Europas AKW sind nicht die jüngsten

Ähnliches sei auch in Tschechien möglich, so der Minister. „Wir werden nicht akzeptieren, dass die Atomkraft mit hohen Subventionen gestützt wird und künstlich verbilligte Atomenergie die Energiewende verzögert.“

Bisher hat Prag stets betont, kein öffentliches Geld für den Ausbau in die Hand nehmen zu wollen, wirklich realistisch ist das aber nicht. Denn ganz ohne staatlichen Zuschuss würde wohl kaum ein Atomkraftwerk der Welt existieren.
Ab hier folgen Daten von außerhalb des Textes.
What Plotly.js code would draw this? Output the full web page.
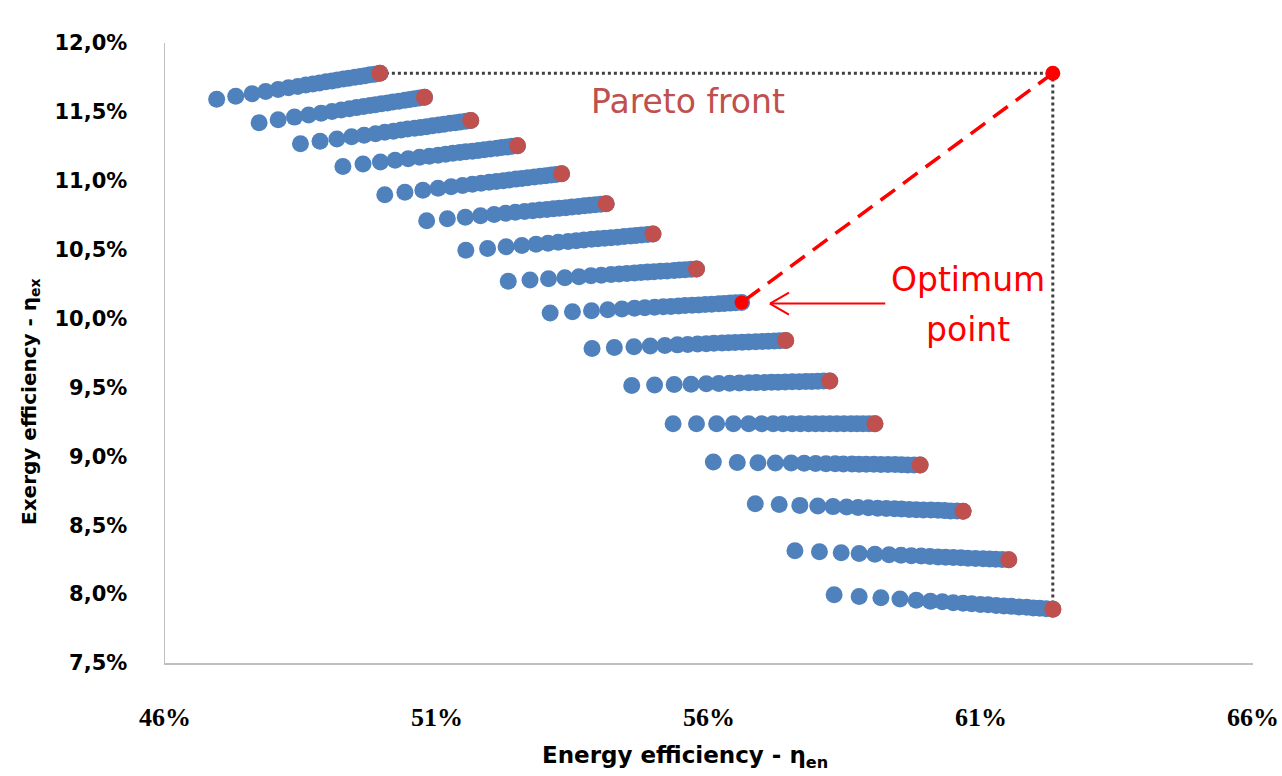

Die Kraftwerke sind de facto unversicherbar, weil die Kosten eines Unglücksfalls so enorm sind, dass sie letztlich immer der Staat wird tragen müssen. Auch die Kosten für Sicherheitsmaßnahmen übersteigen oft die Finanzkraft der Firmen.

Österreich ist mit seiner strikten Ablehnung der Kernenergie in Europa dennoch relativ isoliert. Schließlich kamen 2013 immerhin 27 Prozent der gesamten Elektrizität in der EU aus Atomkraftwerken, so das Ergebnis des „World Nuclear Industry Status Report 2014“ im Auftrag der Böll-Stiftung. Fast die Hälfte davon steuerte Frankreich bei, das hinter den USA immer noch der zweitgrößte Atomstromerzeuger der Welt ist. Aber auch Belgien, Finnland, Frankreich, Deutschland, die Niederlande, Spanien, Schweden, Großbritannien, Bulgarien, Tschechien, die Slowakei, Ungarn, Rumänien, Slowenien und die Schweiz erzeugen (noch) Atomkraft.

Deutschland und die Schweiz haben nach Fukushima zwar den Ausstieg aus der Atomkraft beschlossen, mindestens ebenso viele planen jedoch in Europa aktuell den Einstieg. Die Autoren des „World Nuclear Industry Status Report 2014“ finden zumindest ein Argument für neue AKW: Europas Meiler sind mit durchschnittlich 30 Jahren nicht mehr die jüngsten.

Für Österreich ist das kein Argument. Es ist in der glücklichen Lage, zwei Drittel seines Strombedarfs durch Wasserkraft decken zu können. Das Land kann es sich also leisten, zum Feldzug gegen die Atomkraft aufzurufen, selbst wenn er mitunter skurrile Züge annimmt. Etwa dann, wenn sich Österreich per Erlass „atomenergiefrei“ macht – elektronische Geräte das hierzulande aber einfach ignorieren und trotzdem Atomstrom aus den umliegenden Meilern fressen.